:: The request ::
Only lines holding the word "this" should be copied from the material.

:: Given records ::
^^^^^^^^^^^^^^^^

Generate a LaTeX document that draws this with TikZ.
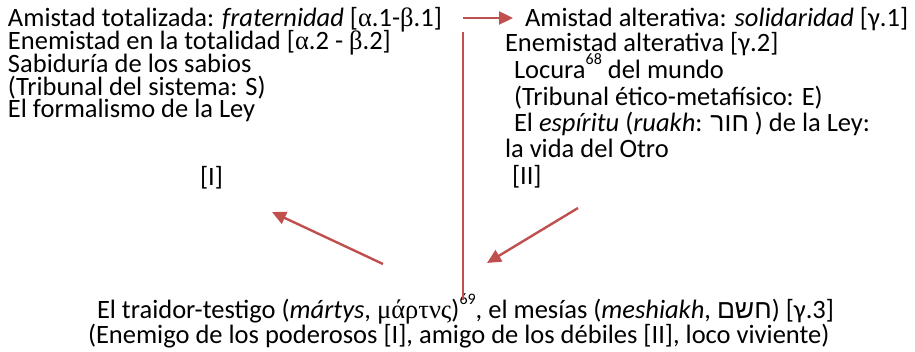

^^^^^^^^^^^^^^^^

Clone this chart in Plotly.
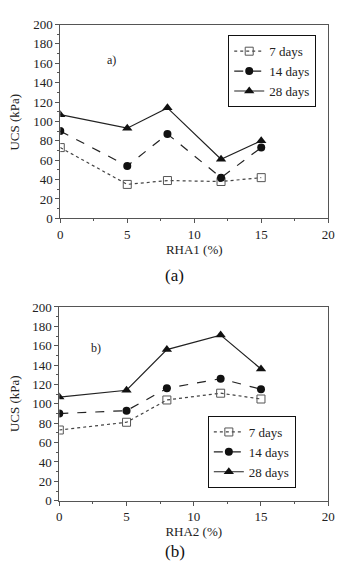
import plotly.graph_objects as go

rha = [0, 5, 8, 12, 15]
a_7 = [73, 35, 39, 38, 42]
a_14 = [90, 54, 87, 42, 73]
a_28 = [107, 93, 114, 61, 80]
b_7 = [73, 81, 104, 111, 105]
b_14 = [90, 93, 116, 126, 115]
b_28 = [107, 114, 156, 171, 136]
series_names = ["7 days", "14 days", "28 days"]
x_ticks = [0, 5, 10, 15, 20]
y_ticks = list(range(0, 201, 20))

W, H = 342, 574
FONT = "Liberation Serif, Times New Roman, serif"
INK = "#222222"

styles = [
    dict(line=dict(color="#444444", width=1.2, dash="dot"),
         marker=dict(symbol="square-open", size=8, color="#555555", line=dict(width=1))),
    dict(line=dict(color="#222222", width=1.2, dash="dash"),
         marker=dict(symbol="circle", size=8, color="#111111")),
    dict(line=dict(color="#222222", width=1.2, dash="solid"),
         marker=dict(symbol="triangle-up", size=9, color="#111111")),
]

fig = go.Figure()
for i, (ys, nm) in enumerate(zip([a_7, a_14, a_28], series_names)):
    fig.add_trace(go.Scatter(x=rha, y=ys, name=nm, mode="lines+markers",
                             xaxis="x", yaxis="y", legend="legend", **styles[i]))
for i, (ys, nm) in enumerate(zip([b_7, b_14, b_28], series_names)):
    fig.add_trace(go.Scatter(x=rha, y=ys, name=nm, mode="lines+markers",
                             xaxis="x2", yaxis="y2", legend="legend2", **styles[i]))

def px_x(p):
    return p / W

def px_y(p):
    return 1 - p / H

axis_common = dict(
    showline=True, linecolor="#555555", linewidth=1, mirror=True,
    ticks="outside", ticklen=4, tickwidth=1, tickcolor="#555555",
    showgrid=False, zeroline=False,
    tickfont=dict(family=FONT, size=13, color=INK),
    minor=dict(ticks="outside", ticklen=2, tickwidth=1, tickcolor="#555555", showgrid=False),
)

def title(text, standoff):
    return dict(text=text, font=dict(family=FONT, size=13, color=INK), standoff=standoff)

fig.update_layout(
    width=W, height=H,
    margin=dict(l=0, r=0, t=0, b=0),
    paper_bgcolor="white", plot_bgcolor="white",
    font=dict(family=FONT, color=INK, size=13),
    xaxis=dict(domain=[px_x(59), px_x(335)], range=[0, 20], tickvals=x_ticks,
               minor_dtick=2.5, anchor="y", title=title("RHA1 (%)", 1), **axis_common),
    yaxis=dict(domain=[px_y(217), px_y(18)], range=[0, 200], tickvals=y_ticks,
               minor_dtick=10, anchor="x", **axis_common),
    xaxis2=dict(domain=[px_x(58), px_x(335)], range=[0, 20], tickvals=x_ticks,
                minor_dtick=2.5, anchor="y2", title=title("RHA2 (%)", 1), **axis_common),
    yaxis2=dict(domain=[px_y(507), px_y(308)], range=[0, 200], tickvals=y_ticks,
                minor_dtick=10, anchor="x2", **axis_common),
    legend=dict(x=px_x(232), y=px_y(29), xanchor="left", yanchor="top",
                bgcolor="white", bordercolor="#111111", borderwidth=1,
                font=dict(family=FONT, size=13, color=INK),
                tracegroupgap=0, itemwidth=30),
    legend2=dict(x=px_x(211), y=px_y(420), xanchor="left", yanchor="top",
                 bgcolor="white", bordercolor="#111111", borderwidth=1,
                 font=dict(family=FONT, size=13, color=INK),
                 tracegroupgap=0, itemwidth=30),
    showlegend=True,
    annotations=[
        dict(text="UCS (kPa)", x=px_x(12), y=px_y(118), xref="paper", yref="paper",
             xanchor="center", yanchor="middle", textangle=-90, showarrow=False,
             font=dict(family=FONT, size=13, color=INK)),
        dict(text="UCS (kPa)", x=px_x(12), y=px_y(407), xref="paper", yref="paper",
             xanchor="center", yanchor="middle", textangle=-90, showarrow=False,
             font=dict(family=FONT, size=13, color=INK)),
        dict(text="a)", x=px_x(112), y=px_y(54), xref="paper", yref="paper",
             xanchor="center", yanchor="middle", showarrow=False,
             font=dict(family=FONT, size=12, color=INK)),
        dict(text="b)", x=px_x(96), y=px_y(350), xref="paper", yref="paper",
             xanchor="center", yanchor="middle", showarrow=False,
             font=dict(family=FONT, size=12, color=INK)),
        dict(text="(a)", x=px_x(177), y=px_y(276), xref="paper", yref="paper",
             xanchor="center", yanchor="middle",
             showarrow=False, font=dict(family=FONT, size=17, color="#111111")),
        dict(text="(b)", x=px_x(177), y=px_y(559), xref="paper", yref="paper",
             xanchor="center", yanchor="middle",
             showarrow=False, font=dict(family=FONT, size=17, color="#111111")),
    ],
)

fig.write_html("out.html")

^^^^^^^^^^^^^^^^

:: Problem solution ::
Generate a LaTeX document that draws this with TikZ.
Clone this chart in Plotly.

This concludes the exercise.